Угостив и медсестру по аналогичной просьбе, Виктор, еле успевая, поспешил за ней по коридору. Слава Богу, думал он, что госпиталь находится в Кабуле, а не в Союзе, и родители не могут сразу увидеть своего ребенка. В переполненных палатах и по заставленному кроватями коридору стелился устойчивый, вышибающий слезу запах хлорки.
— Здесь твои лежат, в этой палате, — сказала медсестра. — Там спросишь, а я не пойду, извини.

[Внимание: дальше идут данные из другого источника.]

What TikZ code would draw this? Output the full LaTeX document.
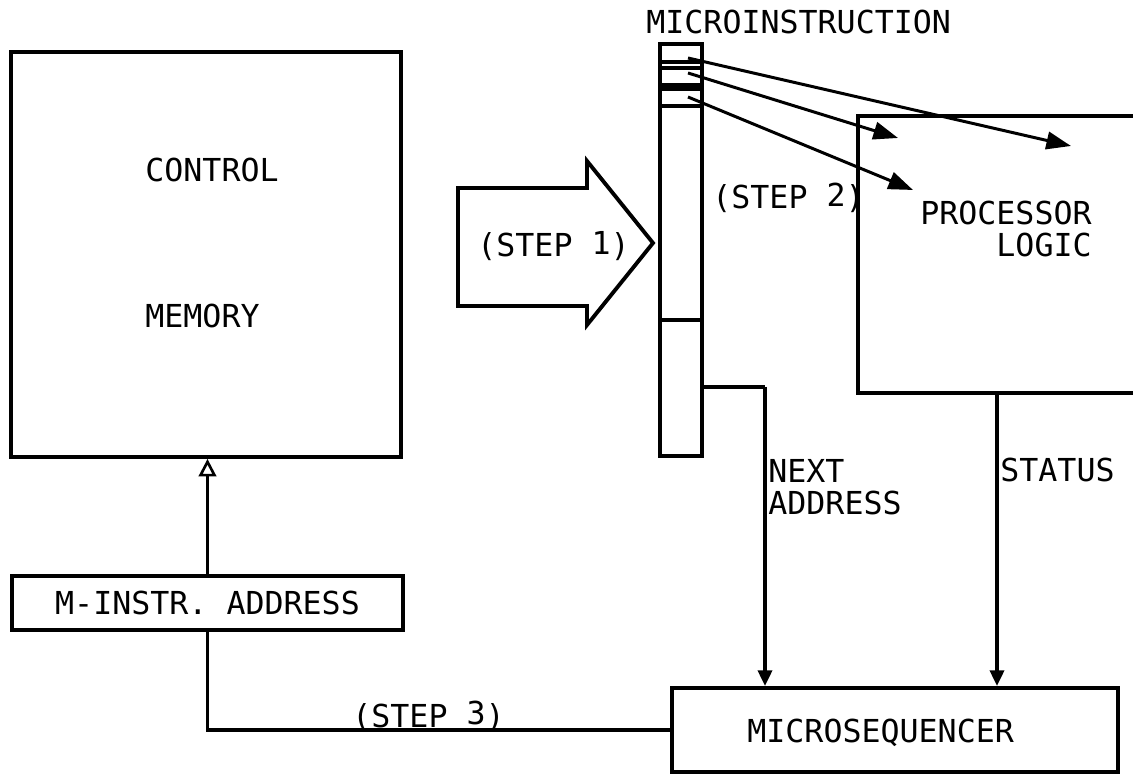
\documentclass[tikz,border=0pt]{standalone}
\usepackage{fontspec}
\setmainfont{DejaVu Sans Mono}
\usetikzlibrary{arrows.meta}
\tikzset{
  box/.style={draw, line width=2.2pt, rectangle, inner sep=0pt},
  txt/.style={inner sep=0pt, font=\fontsize{18}{22}\selectfont},
  wire/.style={line width=2pt},
  fieldarrow/.style={line width=1.7pt, -{Triangle[length=14pt,width=10pt]}},
  downarrow/.style={line width=2pt, -{Triangle[length=9pt,width=8pt]}},
  uparrow/.style={line width=2pt, -{Triangle[open,length=10pt,width=10pt,line width=1.5pt]}}
}
\newcommand{\rs}[1]{\raisebox{1.5pt}{#1}}
\begin{document}
\begin{tikzpicture}[x=0.02cm,y=-0.02cm]
\clip (0,0) rectangle (1133,776);
\fill[white] (0,0) rectangle (1133,776);

% boxes
\node[box, minimum width=7.8cm, minimum height=8.1cm] (mem) at (206,254.5) {};
\node[box, minimum width=7.82cm, minimum height=1.08cm] (minstr) at (207.5,603) {};
\node[box, minimum width=0.84cm, minimum height=8.24cm] (reg) at (681,250) {};
\node[box, minimum width=5.84cm, minimum height=5.54cm] (proc) at (1004,254.5) {};
\node[box, minimum width=8.92cm, minimum height=1.68cm] (msq) at (895,730) {};

% register fields
\draw[wire] (reg.west |- 0,62) -- (reg.east |- 0,62);
\draw[wire] (reg.west |- 0,68) -- (reg.east |- 0,68);
\draw[wire] (reg.west |- 0,85) -- (reg.east |- 0,85);
\draw[wire] (reg.west |- 0,89) -- (reg.east |- 0,89);
\draw[wire] (reg.west |- 0,106) -- (reg.east |- 0,106);
\draw[wire] (reg.west |- 0,320) -- (reg.east |- 0,320);

% step 1 block arrow
\draw[line width=2.2pt, line join=miter] (458,188) -- (587,188) -- (587,161) -- (653,243) -- (587,325) -- (587,306) -- (458,306) -- cycle;

% texts
\node[txt, anchor=base west] (tmicro) at (646,34) {MICROINSTRUCTION};
\node[txt, anchor=base west] (tcontrol) at (145,182) {CONTROL};
\node[txt, anchor=base west] (tmemory) at (145,328) {MEMORY};
\node[txt, anchor=base east] (tproc) at (1092,225) {PROCESSOR};
\node[txt, anchor=base east] (tlogic) at (1092,257) {LOGIC};
\node[txt, anchor=base west] (tstep1) at (477,257) {(STEP \rs{1})};
\node[txt, anchor=base west] (tstep2) at (712,209) {(STEP \rs{2})};
\node[txt, anchor=base west] (tstep3) at (352,727) {(STEP \rs{3})};
\node[txt, anchor=base west] (tnext) at (768,483) {NEXT};
\node[txt, anchor=base west] (taddr) at (768,515) {ADDRESS};
\node[txt, anchor=base west] (tstatus) at (1000,482) {STATUS};
\node[txt] (tminstr) at (minstr.center) {M-INSTR. ADDRESS};
\node[txt, anchor=base west] (tmsq) at (747,743) {MICROSEQUENCER};

% field arrows
\coordinate (f1) at (688,58);
\coordinate (f2) at (688,73);
\coordinate (f3) at (688,97);
\coordinate (e1) at (1071,146);
\coordinate (e2) at (898,138);
\coordinate (e3) at (913,190);
\draw[fieldarrow] (f1) -- (e1);
\draw[fieldarrow] (f2) -- (e2);
\draw[fieldarrow] (f3) -- (e3);

% next address
\coordinate (nb) at (765,387);
\draw[wire] (reg.east |- nb) -- (nb);
\draw[downarrow] (nb) -- (nb |- msq.north);

% status
\coordinate (st) at (997,0);
\draw[downarrow] (proc.south -| st) -- (st |- msq.north);

% step 3 loop
\draw[wire] (minstr.south) |- (msq.west);

% to control memory
\draw[uparrow] (minstr.north) -- (minstr.north |- mem.south);
\end{tikzpicture}
\end{document}
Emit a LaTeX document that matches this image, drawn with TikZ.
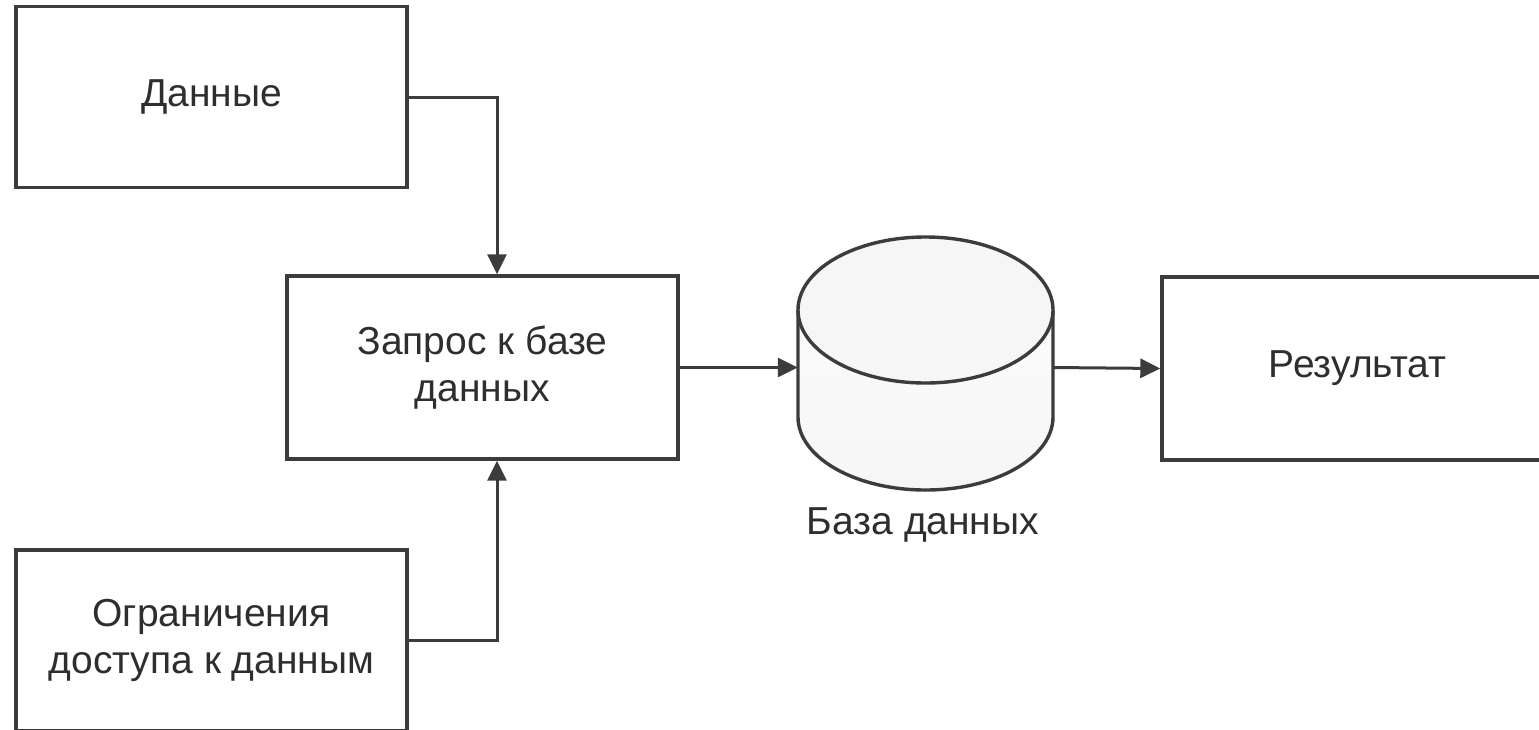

Своих он увидел сразу, но смотрел не на них. В самом углу на двух сдвинутых кроватях лежал совершенно безкожий человек с руками и ногами на растяжках, весь в трубках, с каждым вздохом издавая невыносимый для слуха утробный клекот. Возле этого человека на прикроватной тумбочке среди медицинских препаратов стояла маленькая иконка, а рядом лежал нательный крестик, который невозможно было надеть на лишенную кожи шею раненого. Но православный воин сам являл собою живое распятие, и его нательный крест был верным свидетельством тому.
— Господи Иисусе!.. — почти непроизвольно пробормотал Виктор.
— Пошли на лестницу, Витек, — тихо шепнули ему ребята.
Уже выйдя из страшной комнаты, они пояснили гостю:
— Здесь есть несколько палат, где лежат только такие.
Когда Виктор с ребятами вышел в курилку, привезенные приветы вылетели из головы. Разговор как-то не клеился, поэтому припасенную фляжку со спиртом опустошили молча.
— Как там наши?
— Все живы?
Перебивая друг друга, только теперь заговорили в голос ребята.
— Да, пока все живые, здоровые. Вот вам батя подарок передал. Когда отправят в Союз, напишите, как устроились.
Мужики молча закивали. Вновь повисла тягостная пауза.
— Ну, простите, мужики, я пойду.
Боевые товарищи сердечно обнялись.
— Бывай, Витек, всем нашим передавай приветы, а бате — особый. Спасибо за гостинцы.
Виктор не удержался и напоследок признался друзьям:
— У вас тут, пожалуй, страшнее, чем у нас…
По дороге на аэродром Виктор чувствовал себя так, будто его контузило. Образ распятого в невыносимых мучениях умирающего воина, икона и крест — это неизгладимое воспоминание будило в Викторе множество чувств и мыслей, с которыми невозможно было справиться привычным на фронте усилием воли: что поделаешь? война! И жизнь, и смерть, и Бог вдруг предстали в его сознании типичного советского офицера, по совместительству — политработника, чем-то неразделимым, чем-то единственно важным и значимым по сравнению с остальными проявлениями собственного бытия.